Jenna Cocullo, Local Journalism Initiative
As the first wave of COVID-19 dwindles down for smaller municipalities, such as Chatham-Kent, some are left wondering if the pandemic is now the problem of denser cities.
As of Thursday, Chatham-Kent has only nine active cases of COVID-19 out of 144. The last positive case to date was confirmed on Monday, May 25.
The government of Ontario is sticking with a provincial approach to reopening, despite many regions doing well, and Chatham-Kent’s medical officer of health agrees.
Dr. David Colby also said it is very confusing to have different rules for various jurisdictions but on the other hand, he did concede that the reality differs for each community and some restrictions might not be necessary.

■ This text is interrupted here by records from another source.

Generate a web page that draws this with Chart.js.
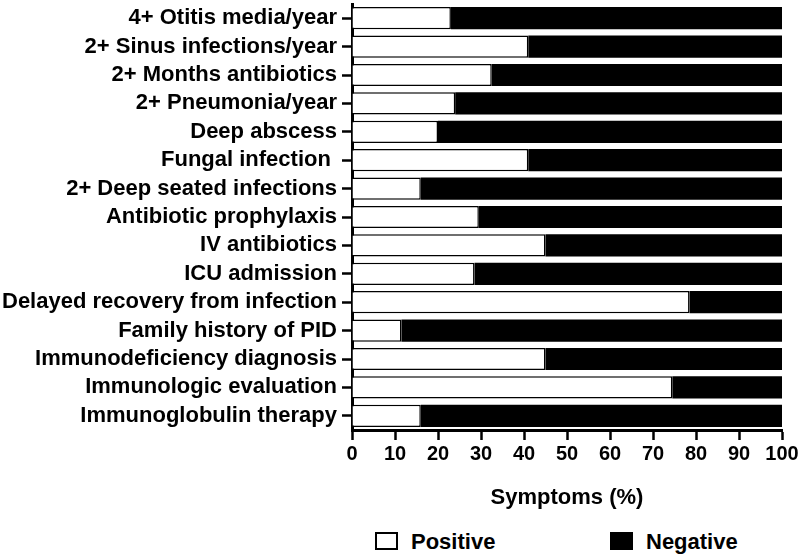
<!DOCTYPE html>
<html>
<head>
<meta charset="utf-8">
<script src="https://cdn.jsdelivr.net/npm/chart.js@4"></script>
<style>
  body { margin: 0; background: #fff; }
  #wrap { position: relative; width: 800px; height: 555px; }
  #chartBox { position: absolute; left: 0; top: 0; width: 800px; height: 520px; }
  .legend { position: absolute; top: 529px; font: bold 22px "Liberation Sans", Arial, sans-serif; color: #000; }
  .legend span.box { position: absolute; top: 3px; width: 23px; height: 18px; box-sizing: border-box; }
  .legend span.lbl { position: absolute; left: 36px; top: 0; white-space: nowrap; }
</style>
</head>
<body>
<div id="wrap">
  <div id="chartBox"><canvas id="chart"></canvas></div>
  <div class="legend" style="left:375px"><span class="box" style="background:#fff;border:2px solid #000"></span><span class="lbl">Positive</span></div>
  <div class="legend" style="left:610px"><span class="box" style="background:#000"></span><span class="lbl">Negative</span></div>
</div>
<script>
// --- DATA ---
const categories = [
    "4+ Otitis media/year",
    "2+ Sinus infections/year",
    "2+ Months antibiotics",
    "2+ Pneumonia/year",
    "Deep abscess",
    "Fungal infection ",
    "2+ Deep seated infections",
    "Antibiotic prophylaxis",
    "IV antibiotics",
    "ICU admission",
    "Delayed recovery from infection",
    "Family history of PID",
    "Immunodeficiency diagnosis",
    "Immunologic evaluation",
    "Immunoglobulin therapy"
];
const positive = [23, 41, 32.5, 24, 20, 41, 16, 29.5, 45, 28.5, 78.5, 11.5, 45, 74.5, 16];
const negative = [77, 59, 67.5, 76, 80, 59, 84, 70.5, 55, 71.5, 21.5, 88.5, 55, 25.5, 84];
const xTicks = [0, 10, 20, 30, 40, 50, 60, 70, 80, 90, 100];

const FONT = '"Liberation Sans", Arial, sans-serif';

// Chart Setup
const ctx = document.getElementById('chart').getContext('2d');

const chart = new Chart(ctx, {
    type: 'bar',
    data: {
        labels: categories,
        datasets: [{
            label: 'Positive',
            data: positive,
            backgroundColor: '#fff',
            borderColor: '#000',
            borderWidth: 1.5,
            barPercentage: 0.78,
            categoryPercentage: 1
        }, {
            label: 'Negative',
            data: negative,
            backgroundColor: '#000',
            borderColor: '#000',
            borderWidth: 0,
            barPercentage: 0.78,
            categoryPercentage: 1
        }]
    },
    options: {
        indexAxis: 'y',
        responsive: true,
        maintainAspectRatio: false,
        animation: false,
        layout: { padding: { top: 4, right: 18, left: 0, bottom: 0 } },
        plugins: {
            legend: { display: false },
            tooltip: { enabled: false }
        },
        scales: {
            x: {
                stacked: true,
                min: 0,
                max: 100,
                afterBuildTicks: s => { s.ticks = xTicks.map(v => ({ value: v })); },
                border: { display: true, color: '#000', width: 3 },
                grid: { display: true, drawOnChartArea: false, drawTicks: true, tickLength: 10, tickWidth: 2.5, tickColor: '#000' },
                ticks: { color: '#000', padding: 2, maxRotation: 0, autoSkip: false, font: { family: FONT, size: 20, weight: 'bold', lineHeight: 1.2 } },
                title: {
                    display: true,
                    text: 'Symptoms (%)',
                    color: '#000',
                    padding: { top: 0, bottom: 9 },
                    font: { family: FONT, size: 22, weight: 'bold', lineHeight: 1.2 }
                },
                afterFit: s => { s.height = 90; s.paddingLeft = 0; s.paddingRight = 0; }
            },
            y: {
                stacked: true,
                border: { display: true, color: '#000', width: 3 },
                grid: { display: true, offset: false, drawOnChartArea: false, drawTicks: true, tickLength: 10, tickWidth: 2.5, tickColor: '#000' },
                ticks: { color: '#000', padding: 5, autoSkip: false, font: { family: FONT, size: 22, weight: 'bold', lineHeight: 1 } },
                afterFit: s => { s.width = 352; s.paddingTop = 0; s.paddingBottom = 0; }
            }
        }
    }
});
</script>
</body>
</html>
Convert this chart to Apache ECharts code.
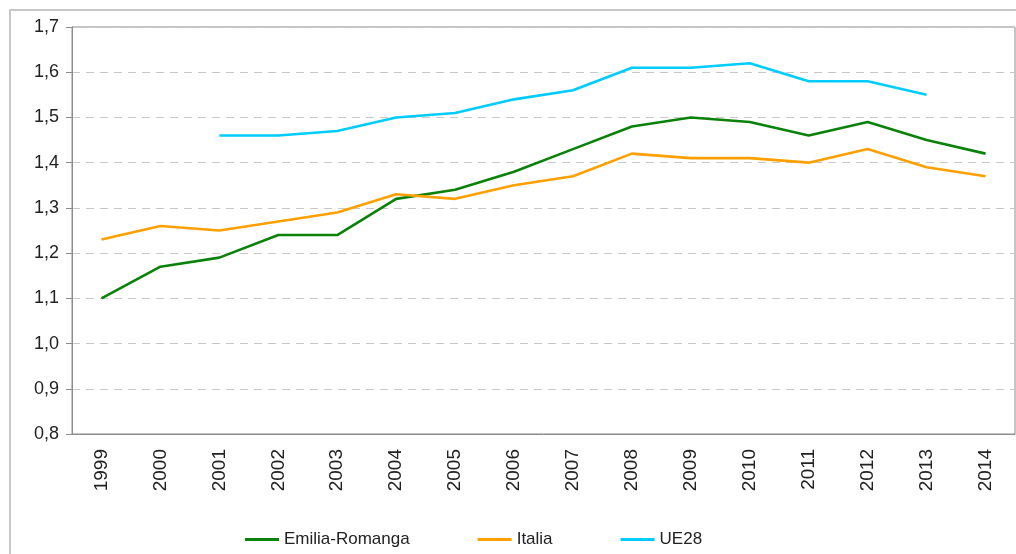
<!DOCTYPE html>
<html lang="it">
<head>
    <meta charset="utf-8">
    <title>Emilia-Romanga, Italia, UE28</title>
    <script src="https://cdn.jsdelivr.net/npm/echarts@6/dist/echarts.min.js"></script>
    <style>
        html, body { margin: 0; padding: 0; background: #fff; }
        #chart { width: 1016px; height: 554px; }
    </style>
</head>
<body>
    <div id="chart"></div>
    <script>
    // dati
    var anni = ['1999','2000','2001','2002','2003','2004','2005','2006','2007','2008','2009','2010','2011','2012','2013','2014'];
    var emiliaRomanga = [1.10, 1.17, 1.19, 1.24, 1.24, 1.32, 1.34, 1.38, 1.43, 1.48, 1.50, 1.49, 1.46, 1.49, 1.45, 1.42];
    var italia = [1.23, 1.26, 1.25, 1.27, 1.29, 1.33, 1.32, 1.35, 1.37, 1.42, 1.41, 1.41, 1.40, 1.43, 1.39, 1.37];
    var ue28 = [null, null, 1.46, 1.46, 1.47, 1.50, 1.51, 1.54, 1.56, 1.61, 1.61, 1.62, 1.58, 1.58, 1.55, null];
    var nomi = ['Emilia-Romanga', 'Italia', 'UE28'];
    var colori = ['#0a820a', '#ffa000', '#00ccff'];

    var font = 'Liberation Sans, Arial, sans-serif';
    var chart = echarts.init(document.getElementById('chart'));

    function serie(i, dati) {
        return {
            name: nomi[i],
            type: 'line',
            data: dati,
            symbol: 'none',
            connectNulls: false,
            lineStyle: { color: colori[i], width: 2.6 },
            itemStyle: { color: colori[i] },
            animation: false
        };
    }

    chart.setOption({
        animation: false,
        // cornice esterna
        graphic: [{
            type: 'rect',
            shape: { x: 10, y: 10, width: 1030, height: 580 },
            style: { fill: 'none', stroke: '#c8c8c8', lineWidth: 2 },
            silent: true
        }],
        grid: {
            left: 72, right: 1, top: 27, bottom: 120,
            show: true, borderColor: '#8c8c8c', borderWidth: 1
        },
        legend: {
            data: nomi,
            left: 240, top: 526,
            itemWidth: 34, itemHeight: 3, itemGap: 68,
            icon: 'rect',
            textStyle: { fontFamily: font, fontSize: 17, color: '#222' }
        },
        xAxis: {
            type: 'category',
            data: anni,
            boundaryGap: true,
            axisLine: { lineStyle: { color: '#8c8c8c' } },
            axisTick: { length: 6, lineStyle: { color: '#8c8c8c' } },
            axisLabel: { rotate: 90, margin: 15, fontFamily: font, fontSize: 19, color: '#222' }
        },
        yAxis: {
            type: 'value',
            min: 0.8, max: 1.7, interval: 0.1,
            axisLine: { show: true, lineStyle: { color: '#8c8c8c' } },
            axisTick: { show: true, length: 6, lineStyle: { color: '#8c8c8c' } },
            splitLine: { lineStyle: { color: '#c8c8c8', type: [8, 6] } },
            axisLabel: {
                margin: 13, fontFamily: font, fontSize: 18, color: '#222',
                formatter: function (v) { return v.toFixed(1).replace('.', ','); }
            }
        },
        series: [serie(0, emiliaRomanga), serie(1, italia), serie(2, ue28)]
    });
    </script>
</body>
</html>
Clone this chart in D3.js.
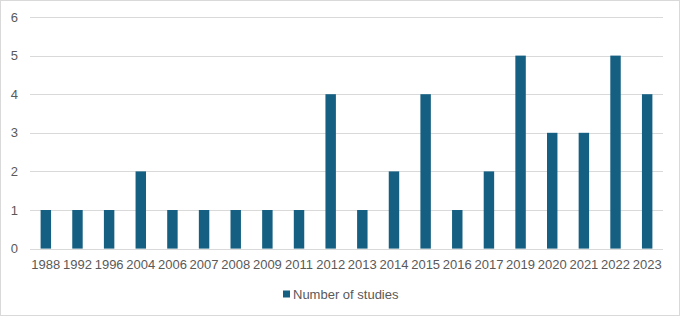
<!DOCTYPE html>
<html><head><meta charset="utf-8">
<script src="https://cdn.jsdelivr.net/npm/d3@7"></script>
<style>body{margin:0;background:#fff}svg{display:block}text{font-family:"Liberation Sans",Arial,sans-serif}</style>
</head><body>
<script>
const years = ["1988","1992","1996","2004","2006","2007","2008","2009","2011","2012","2013","2014","2015","2016","2017","2019","2020","2021","2022","2023"];
const studies = [1,1,1,2,1,1,1,1,1,4,1,2,4,1,2,5,3,3,5,4];
const yTicks = [0,1,2,3,4,5,6];
const seriesName = "Number of studies";

const W = 680, H = 316;
const svg = d3.select("body").append("svg").attr("width", W).attr("height", H);
svg.append("rect").attr("x",0.5).attr("y",0.5).attr("width",W-1).attr("height",H-1)
  .attr("fill","#fff").attr("stroke","#d9d9d9");

const x = d3.scaleBand().domain(years).range([30, 663]).paddingInner(0.67).paddingOuter(0.335);
const y = d3.scaleLinear().domain([0, 6]).range([248.6, 17]);

svg.append("g").selectAll("line").data(yTicks).join("line")
  .attr("x1", 30).attr("x2", 663)
  .attr("y1", d => Math.round(y(d)) + 0.5).attr("y2", d => Math.round(y(d)) + 0.5)
  .attr("stroke", "#d9d9d9").attr("stroke-width", 1);

svg.append("g").selectAll("text").data(yTicks).join("text")
  .attr("x", 18).attr("y", d => y(d)).attr("dy", "0.35em")
  .attr("text-anchor", "end").attr("font-size", 13).attr("fill", "#595959")
  .text(d => d);

svg.append("g").selectAll("rect").data(years).join("rect")
  .attr("x", d => x(d)).attr("width", x.bandwidth())
  .attr("y", (d,i) => y(studies[i])).attr("height", (d,i) => y(0) - y(studies[i]))
  .attr("fill", "#156082");

const xa = svg.append("g").attr("transform", "translate(0,249)")
  .call(d3.axisBottom(x).tickSize(0).tickPadding(11));
xa.select(".domain").remove();
xa.selectAll("text").attr("font-size", 13).attr("fill", "#595959")
  .attr("font-family", '"Liberation Sans",Arial,sans-serif');

const lg = svg.append("g");
lg.append("rect").attr("x", 283).attr("y", 290.5).attr("width", 7).attr("height", 7).attr("fill", "#156082");
lg.append("text").attr("x", 293).attr("y", 294).attr("dy", "0.35em")
  .attr("font-size", 13).attr("fill", "#595959").text(seriesName);
</script>
</body></html>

“In many of the Northern Ontario jurisdictions, they’re having almost no cases of COVID-19. And these stringent closures and everything perhaps don’t make sense up there,” he said. “The province has not yet authorized a regional approach to that in a systematic way and I understand why.”
Colby said, hypothetically if it were possible, he would be very reluctant to undertake a regional approach for Chatham-Kent to reopen because neighbouring Windsor is considered a hot spot.
“The last thing I want are large numbers of people charging into Chatham-Kent. So, I would resist such a thing (regional approach). Even if it were permitted here, I think we need to look at this on a bigger basis, but my responsibility is here in Chatham-Kent.”
Local medical officers of health have the option of taking more-stringent controls in terms of opening strategies compared to what the province mandates, however, they cannot take a less-stringent approach.
Colby does not foresee any situation in which it would be possible to open up Chatham-Kent stores to locals only.
“It’s a tantalizing notion of Fortress Chatham-Kent, yet I don’t see checkpoints on the 401 at our borders.”
Colby said students will go back to school in September, with the hope, not belief, that everything will settle down by then. For those who were in the midst of planning weddings, fundraisers and other large events for the fall, when the pandemic hit, Colby said that it is still unclear what the fall months will look like and if those endeavours will be able to go on.
When asked if an individual, previously infected with COVID-19 can contract the virus twice, Colby said they do not know the answer to that yet. However, based on data from other strains of coronavirus, immunity lasts for several months after infestation and builds a robust immune response.